Santorum and politicians of his ilk are a problem because they operate under this delusion that one specific religious doctrine needs to be enforced through our legislature. It’s great that Santorum has such pronounced Catholic beliefs, but you cannot run a country that consists of so many different belief systems by enforcing your own warped, outdated sensibilities. I hate to keep beating a dead horse, but the birth control controversy is just laughable. The majority of America decided decades ago that contraceptives were acceptable, so it is really sad that Santorum lives in this fantasyland where he must keep America’s youth from the evils of fornicating.

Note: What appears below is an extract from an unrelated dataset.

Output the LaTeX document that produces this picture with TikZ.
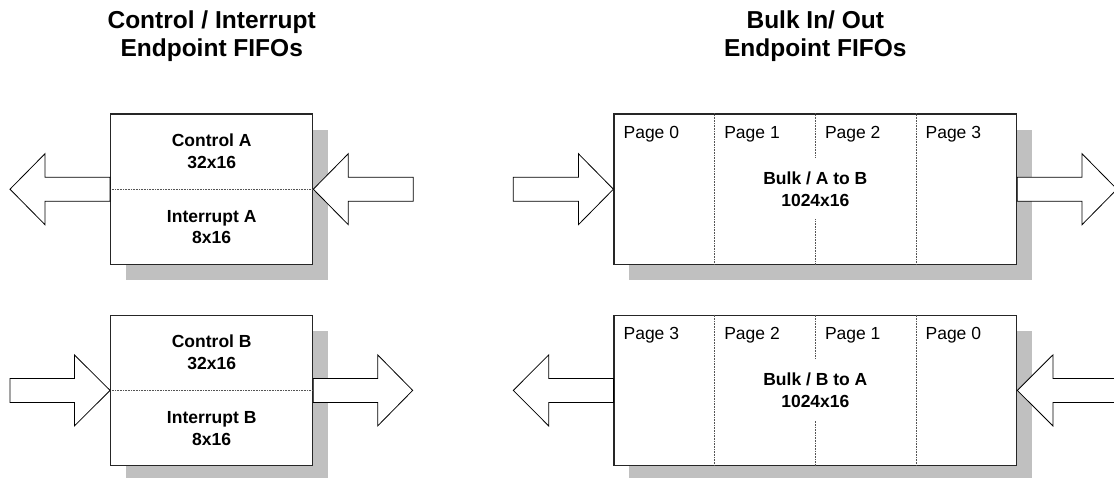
\documentclass[tikz,border=0pt]{standalone}
\usepackage{fontspec}
\setmainfont{Liberation Sans}
\usetikzlibrary{calc,shadows}

\definecolor{shadowgray}{HTML}{C0C0C0}
\definecolor{divgray}{HTML}{555555}

% horizontal block arrow: #1 tail, #2 tip, #3 signed head length
\newcommand{\fatarrow}[3]{%
  \draw[fatarrow] let \p1=(#1), \p2=(#2) in
    ({\x1},{\y2+12pt}) -- ({\x2-(#3pt)},{\y2+12pt}) -- ({\x2-(#3pt)},{\y2+35.5pt})
    -- (\x2,\y2) -- ({\x2-(#3pt)},{\y2-35.5pt}) -- ({\x2-(#3pt)},{\y2-12pt})
    -- ({\x1},{\y2-12pt}) -- cycle;}

\begin{document}
\begin{tikzpicture}[x=1pt,y=-1pt,
  fifo/.style={draw=black!85,line width=1.2pt,fill=white,rectangle,inner sep=0pt,
    drop shadow={shadow xshift=15pt,shadow yshift=-16pt,fill=shadowgray,opacity=1}},
  ctlfifo/.style={fifo,minimum width=202pt,minimum height=150.5pt},
  bulkfifo/.style={fifo,minimum width=402.7pt,minimum height=150.5pt},
  divider/.style={draw=divgray,line width=0.8pt,dash pattern=on 0.8pt off 0.8pt},
  fatarrow/.style={draw=black,line width=0.8pt,fill=white,line join=miter},
  title/.style={font=\fontsize{24.5}{27.5}\selectfont\bfseries,align=center},
  label/.style={font=\fontsize{17.5}{21.7}\selectfont\bfseries,align=center,inner sep=0pt},
  page/.style={font=\fontsize{17.5}{21}\selectfont,anchor=base west,inner sep=0pt}]
\useasboundingbox (0,0) rectangle (1114,477);

% headings
\node[title] (ttlctl) at (211.7,36) {Control / Interrupt\\Endpoint FIFOs};
\node[title] (ttlbulk) at (815.3,36) {Bulk In/ Out\\Endpoint FIFOs};

% FIFO blocks
\node[ctlfifo] (ctlA) at (211.7,189.2) {};
\node[ctlfifo] (ctlB) at (211.7,390.4) {};
\node[bulkfifo] (bulkA) at (815.35,189.2) {};
\node[bulkfifo] (bulkB) at (815.35,390.4) {};

% control / interrupt split lines and labels
\draw[divider] (ctlA.west) -- (ctlA.east);
\draw[divider] (ctlB.west) -- (ctlB.east);
\node[label] (ctlAu) at ($(ctlA.north)!0.5!(ctlA.center)$) {Control A\\32x16};
\node[label] (ctlAl) at ($(ctlA.south)!0.5!(ctlA.center)$) {Interrupt A\\8x16};
\node[label] (ctlBu) at ($(ctlB.north)!0.5!(ctlB.center)$) {Control B\\32x16};
\node[label] (ctlBl) at ($(ctlB.south)!0.5!(ctlB.center)$) {Interrupt B\\8x16};

% bulk page columns
\foreach \b in {bulkA,bulkB}{
  \foreach \f in {0.25,0.75}{
    \draw[divider] ($(\b.north west)!\f!(\b.north east)$) -- ($(\b.south west)!\f!(\b.south east)$);
  }
  \draw[divider] (\b.north) -- ($(\b.north)+(0,44)$);
  \draw[divider] (\b.south) -- ($(\b.south)+(0,-46)$);
}
\node[label] (bulkAt) at (bulkA.center) {Bulk / A to B\\1024x16};
\node[label] (bulkBt) at (bulkB.center) {Bulk / B to A\\1024x16};

\foreach \b/\pa/\pb/\pc/\pd in {bulkA/0/1/2/3,bulkB/3/2/1/0}{
  \node[page] at ($(\b.north west)+(10,24.8)$) {Page \pa};
  \node[page] at ($(\b.north west)+(110.7,24.8)$) {Page \pb};
  \node[page] at ($(\b.north west)+(211.4,24.8)$) {Page \pc};
  \node[page] at ($(\b.north west)+(312,24.8)$) {Page \pd};
}

% free ends of the data-path arrows
\coordinate (ctlAout) at (10,189.2);
\coordinate (ctlAin) at (413.3,189.2);
\coordinate (ctlBin) at (10,390.4);
\coordinate (ctlBout) at (412.7,390.4);
\coordinate (bulkAin) at (513.3,189.2);
\coordinate (bulkAout) at (1117,189.2);
\coordinate (bulkBout) at (513.3,390.4);
\coordinate (bulkBin) at (1130,390.4);

% data-path arrows
\fatarrow{ctlA.west}{ctlAout}{-35}
\fatarrow{ctlAin}{ctlA.east}{-35}
\fatarrow{ctlBin}{ctlB.west}{35.7}
\fatarrow{ctlB.east}{ctlBout}{35}
\fatarrow{bulkAin}{bulkA.west}{35}
\fatarrow{bulkA.east}{bulkAout}{35}
\fatarrow{bulkB.west}{bulkBout}{-35.4}
\fatarrow{bulkBin}{bulkB.east}{-35.6}
\end{tikzpicture}
\end{document}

But the comments he made about Obama were even worse. It is pretty low to question the president’s faith in public; and the notion that Obama is restricting religious liberty is hypocritical nonsense. It is okay to discriminate against gays and women in the military, but it is wrong to tell Catholic organizations to provide basic needs to their employees? One cannot control how other people live their lives and then complain when someone tries to control them. If Santorum and other Republicans want the government out of their lives, then don’t waste tax payer money on hearings discussing birth control.

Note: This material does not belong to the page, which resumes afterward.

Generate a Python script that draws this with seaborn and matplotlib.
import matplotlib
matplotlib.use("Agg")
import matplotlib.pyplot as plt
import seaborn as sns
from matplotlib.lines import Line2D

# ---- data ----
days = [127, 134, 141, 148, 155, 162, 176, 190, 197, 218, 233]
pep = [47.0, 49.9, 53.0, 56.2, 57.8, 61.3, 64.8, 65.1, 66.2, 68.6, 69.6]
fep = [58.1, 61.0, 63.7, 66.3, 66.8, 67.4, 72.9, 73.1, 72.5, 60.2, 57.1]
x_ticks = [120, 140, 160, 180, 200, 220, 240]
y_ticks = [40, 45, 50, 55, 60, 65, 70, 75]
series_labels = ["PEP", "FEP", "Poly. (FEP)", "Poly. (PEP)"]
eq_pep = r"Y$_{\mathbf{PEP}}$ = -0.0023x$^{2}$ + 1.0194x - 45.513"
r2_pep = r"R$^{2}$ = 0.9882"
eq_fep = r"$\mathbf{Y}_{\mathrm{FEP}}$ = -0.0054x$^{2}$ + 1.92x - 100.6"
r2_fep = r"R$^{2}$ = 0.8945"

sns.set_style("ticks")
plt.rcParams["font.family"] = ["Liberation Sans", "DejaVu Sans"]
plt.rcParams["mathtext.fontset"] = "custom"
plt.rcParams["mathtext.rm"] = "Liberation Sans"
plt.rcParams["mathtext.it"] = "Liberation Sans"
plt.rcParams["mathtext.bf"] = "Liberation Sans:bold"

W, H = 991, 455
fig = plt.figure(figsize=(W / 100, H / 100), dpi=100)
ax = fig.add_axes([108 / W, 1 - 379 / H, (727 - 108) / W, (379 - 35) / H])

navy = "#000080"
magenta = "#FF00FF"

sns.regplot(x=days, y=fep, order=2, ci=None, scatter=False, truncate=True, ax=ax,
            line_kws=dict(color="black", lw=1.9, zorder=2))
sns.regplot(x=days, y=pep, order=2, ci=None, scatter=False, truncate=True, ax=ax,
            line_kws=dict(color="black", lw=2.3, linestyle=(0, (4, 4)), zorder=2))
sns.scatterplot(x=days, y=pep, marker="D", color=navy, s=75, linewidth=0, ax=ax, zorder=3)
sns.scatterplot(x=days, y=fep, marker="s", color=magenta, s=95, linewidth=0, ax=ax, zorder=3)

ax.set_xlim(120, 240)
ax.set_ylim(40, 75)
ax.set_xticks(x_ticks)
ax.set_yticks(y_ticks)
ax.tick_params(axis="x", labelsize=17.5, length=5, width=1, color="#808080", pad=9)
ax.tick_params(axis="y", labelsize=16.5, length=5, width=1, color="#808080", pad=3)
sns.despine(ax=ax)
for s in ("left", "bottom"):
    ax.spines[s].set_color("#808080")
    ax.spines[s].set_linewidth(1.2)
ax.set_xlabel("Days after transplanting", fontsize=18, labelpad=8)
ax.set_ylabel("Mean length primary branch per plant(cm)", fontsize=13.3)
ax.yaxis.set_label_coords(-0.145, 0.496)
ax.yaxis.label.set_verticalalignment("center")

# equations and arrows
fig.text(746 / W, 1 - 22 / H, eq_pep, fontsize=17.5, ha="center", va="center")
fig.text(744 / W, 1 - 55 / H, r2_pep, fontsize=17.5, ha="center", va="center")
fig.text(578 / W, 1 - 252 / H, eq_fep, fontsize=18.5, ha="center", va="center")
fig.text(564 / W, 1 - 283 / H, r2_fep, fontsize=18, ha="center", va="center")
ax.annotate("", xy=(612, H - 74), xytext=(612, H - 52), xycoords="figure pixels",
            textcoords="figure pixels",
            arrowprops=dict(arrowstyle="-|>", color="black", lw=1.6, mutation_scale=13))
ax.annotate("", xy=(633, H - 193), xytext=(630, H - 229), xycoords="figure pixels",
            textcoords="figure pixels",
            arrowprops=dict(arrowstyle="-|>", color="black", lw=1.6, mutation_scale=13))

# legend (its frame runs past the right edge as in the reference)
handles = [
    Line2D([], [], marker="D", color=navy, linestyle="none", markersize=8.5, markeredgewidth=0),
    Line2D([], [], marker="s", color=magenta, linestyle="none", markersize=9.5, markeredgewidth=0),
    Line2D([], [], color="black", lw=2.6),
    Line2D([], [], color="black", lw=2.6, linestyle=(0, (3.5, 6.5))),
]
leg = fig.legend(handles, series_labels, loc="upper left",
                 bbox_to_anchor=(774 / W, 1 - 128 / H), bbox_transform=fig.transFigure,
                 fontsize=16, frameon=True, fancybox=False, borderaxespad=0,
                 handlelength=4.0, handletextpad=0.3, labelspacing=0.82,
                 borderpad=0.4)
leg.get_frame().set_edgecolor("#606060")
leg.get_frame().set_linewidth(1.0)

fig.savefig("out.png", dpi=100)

Santorum needs to realize that he is running on the idea of creating a theocracy, the one thing America’s system of government was designed not to become. America is not a “Christian nation.” It is a nation for everyone no matter what their beliefs are. The lunacy of Santorum does not represent where our country needs to be, it’s where our country used to be, and has correctly evolved from. Santorum is entitled to believe what he wants, but he has to understand that America is in the 21st century, so his policies have to be as well.